HIGHLIGHTS
Fans watching an IPL match on TV. (TOI Photo)
Any bidder can either submit a consolidated global bid, or a breakdown bid of sum in parts, or both. The last of the three options has huge potential to make this auction head into an unfamiliar tizzy next month. A breakdown of the privileges has the following rights on offer: Sub-continent TV rights, India digital rights and rest of world media rights, all until 2022. A bidder can either put a global consolidated bid and pocket all three, or break down the bid and buy rights that cater to a specific market, or submit separate – global and breakdown – bids to stay relevant either way.
In effect, while it eventually boils down to the numbers that bidder manages to put, segregation of bids allow BCCI to look into revenue maximization. Therefore both – consolidated and breakdown bids – have serious potential.
Star, given the vast Indian and global base at its disposal – from television and digital perspective – is expected to put a global bid and the reasons are clear. A global bid allows star to monetize across territories.

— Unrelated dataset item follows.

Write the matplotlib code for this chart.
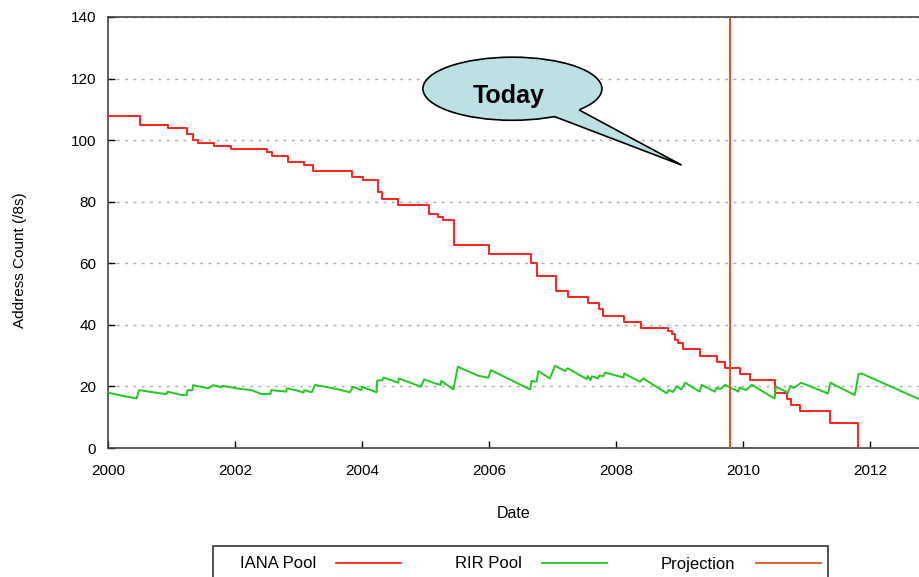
import matplotlib
matplotlib.use('Agg')
import matplotlib.pyplot as plt
from matplotlib.patches import Ellipse, Polygon, Rectangle
from matplotlib.lines import Line2D

plt.rcParams['font.family'] = ['Liberation Sans', 'DejaVu Sans']

# IANA pool (step levels, year where each level starts)
iana_years = [2000.00, 2000.50, 2000.94, 2001.25, 2001.34, 2001.41, 2001.67, 2001.93,
              2002.50, 2002.58, 2002.83, 2003.09, 2003.23, 2003.85, 2004.02, 2004.26,
              2004.32, 2004.57, 2005.05, 2005.20, 2005.28, 2005.45, 2006.00, 2006.67,
              2006.75, 2007.05, 2007.25, 2007.56, 2007.74, 2007.80, 2008.12, 2008.40,
              2008.82, 2008.88, 2008.93, 2008.98, 2009.06, 2009.32, 2009.59, 2009.72,
              2009.95, 2010.12, 2010.50, 2010.69, 2010.76, 2010.90, 2011.37, 2011.82]
iana_count = [108, 105, 104, 102, 100, 99, 98, 97,
              96, 95, 93, 92, 90, 88, 87, 83,
              81, 79, 76, 75, 74, 66, 63, 60,
              56, 51, 49, 47, 45, 43, 41, 39,
              38, 37, 35, 34, 32, 30, 28, 26,
              24, 22, 18, 16, 14, 12, 8, 0]

# RIR pool
rir_years = [2000.00, 2000.24, 2000.45, 2000.49, 2000.74, 2000.92, 2000.94, 2001.16,
             2001.24, 2001.25, 2001.33, 2001.34, 2001.58, 2001.66, 2001.79, 2001.80,
             2002.05, 2002.26, 2002.42, 2002.56, 2002.57, 2002.81, 2002.82, 2002.97,
             2003.08, 2003.09, 2003.21, 2003.26, 2003.55, 2003.81, 2003.86, 2003.99,
             2004.00, 2004.23, 2004.24, 2004.32, 2004.34, 2004.57, 2004.58, 2004.93,
             2004.98, 2005.15, 2005.24, 2005.25, 2005.44, 2005.51, 2005.83, 2005.99,
             2006.03, 2006.65, 2006.67, 2006.75, 2006.78, 2006.96, 2007.04, 2007.20,
             2007.24, 2007.54, 2007.56, 2007.60, 2007.62, 2007.72, 2007.74, 2007.80,
             2007.83, 2008.12, 2008.13, 2008.38, 2008.43, 2008.80, 2008.83, 2008.90,
             2008.96, 2009.03, 2009.09, 2009.32, 2009.35, 2009.56, 2009.58, 2009.65,
             2009.72, 2009.93, 2009.95, 2010.05, 2010.14, 2010.43, 2010.50, 2010.52,
             2010.71, 2010.75, 2010.80, 2010.85, 2010.92, 2011.34, 2011.38, 2011.76,
             2011.78, 2011.82, 2011.87, 2012.85]
rir_count = [18.0, 16.9, 16.1, 18.8, 18.0, 17.5, 18.3, 17.2,
             17.2, 18.8, 18.8, 20.4, 19.4, 20.4, 19.7, 20.2,
             19.3, 18.8, 17.5, 17.6, 18.8, 18.3, 19.4, 18.7,
             18.0, 18.8, 18.1, 20.5, 19.4, 18.1, 19.9, 18.8,
             19.9, 18.1, 21.9, 22.0, 22.9, 21.2, 22.6, 19.9,
             22.3, 21.0, 20.5, 21.8, 19.0, 26.4, 23.5, 22.8,
             25.3, 19.0, 21.8, 21.5, 25.0, 22.6, 26.7, 25.0,
             25.9, 22.4, 23.4, 22.0, 23.3, 22.6, 23.6, 23.3,
             24.5, 22.9, 24.2, 21.5, 22.6, 17.8, 18.8, 18.2,
             20.1, 19.0, 21.2, 18.3, 20.5, 18.3, 19.5, 19.2,
             20.5, 18.3, 19.7, 18.8, 20.5, 16.9, 16.1, 19.9,
             18.0, 20.2, 19.5, 20.2, 21.2, 17.7, 21.2, 17.2,
             19.0, 24.0, 24.2, 15.2]

today = 2009.80

red = '#ff2020'
green = '#22c822'
orange = '#d8561c'
bubble = '#bbe1e4'

fig = plt.figure(figsize=(9.2, 5.77), dpi=100)
ax = fig.add_axes([108/920, 1-448/577, 1-108/920, (448-17)/577])

ax.step(iana_years, iana_count, where='post', color=red, lw=1.4, zorder=3)
ax.plot(rir_years, rir_count, color=green, lw=1.4, zorder=3)
ax.axvline(today, color=orange, lw=1.4, zorder=4)

ax.set_xlim(2000, 2012.79)
ax.set_ylim(0, 140)
ax.set_xticks([2000, 2002, 2004, 2006, 2008, 2010, 2012])
ax.set_yticks(range(0, 141, 20))
ax.yaxis.grid(True, linestyle=(0, (2, 4)), color='#aaaaaa', lw=1)
ax.set_axisbelow(True)
ax.tick_params(direction='in', length=5, width=1, labelsize=11, colors='black')
ax.tick_params(axis='y', pad=8.5)
ax.tick_params(axis='x', pad=11.5)
ax.spines['right'].set_visible(False)
for s in ['left', 'top', 'bottom']:
    ax.spines[s].set_color('#444444')
    ax.spines[s].set_linewidth(1.2)

ax.set_xlabel('Date', fontsize=11.5, labelpad=20)
ax.set_ylabel('Address Count (/8s)', fontsize=11)
ax.yaxis.set_label_coords(-0.100, 0.436)

# "Today" callout
ell = Ellipse((2006.37, 116.7), 2.82, 20.5, facecolor=bubble, edgecolor='black',
              lw=1.2, zorder=6, clip_on=False)
ax.add_patch(ell)
tail = Polygon([(2006.96, 110.4), (2007.04, 107.6), (2009.035, 91.9), (2007.43, 109.7),
                (2007.35, 113.0)], closed=True, facecolor=bubble, edgecolor='none',
               zorder=7, clip_on=False)
ax.add_patch(tail)
ax.plot([2007.04, 2009.035, 2007.43], [107.6, 91.9, 109.7], color='black', lw=1.2,
        zorder=8, clip_on=False, solid_joinstyle='miter')
ax.text(2006.31, 112.0, 'Today', fontsize=18, fontweight='bold', ha='center',
        va='baseline', zorder=9)

# legend with a frame running off the bottom of the image
handles = [Line2D([], [], color=red, lw=1.3),
           Line2D([], [], color=green, lw=1.3),
           Line2D([], [], color=orange, lw=1.3)]
leg = fig.legend(handles, ['IANA Pool', 'RIR Pool', 'Projection'], ncol=3,
                 loc='center left', bbox_to_anchor=(240/920, 1-564/577),
                 markerfirst=False, frameon=False, fontsize=12,
                 handlelength=3.9, columnspacing=3.24, handletextpad=1.2,
                 borderpad=0, borderaxespad=0)
fig.patches.append(Rectangle((213/920, -0.05), 615/920, 0.05+1-546/577,
                             transform=fig.transFigure, fill=False,
                             edgecolor='#333333', lw=1.2))

plt.savefig('out.png', dpi=100)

That aside, the overall digital growth is tremendous and will allow a global player like Star – with a platform like Hotstarand a massive market in the west to either consolidate revenue streams or do year-on-year deals.
Contrarily, a breakdown bid has a completely different perspective because an accepted view is also that ‘Media is leveraged and exploited in local markets and not globally, which essentially means, if you have a business, then bid for that market’. There are those who are certain that BCCI has been ‘unintelligent’ in asking for a consolidated bid.
Nevertheless, here’s where the Catch-22 begins to ring in as far as Star and Sony are concerned. For the sake of simplifying matters, here’s an analogy. Assume there’s a full grown tree on sale and has a lot on offer for prospective buyers. There are several bidders interested in buying different parts of that tree. Some want the trunk, others the roots, many the fruits and leaves. Among all these bidders, only Star desperately needs the entire tree.
It is for this reason – to counter Star’s global bid – that Sony Pictures may submit two separate bids for the rights, consolidated and breakdown, simply leaving nothing to chance.
Given Star’s global reign in cricket – ICC and Indian cricket rights included – losing IPL rights will still keep them in business.
However, if Sony let go of India sub-continent rights – one they’ve held for a decade now – it will lend a massive blow to their sports network cluster, one that first began with their entry through the IPL in 2008. The current IPL rights holders have little interest in digital and Rest of the World but it’s the India market they’re desperately fighting for.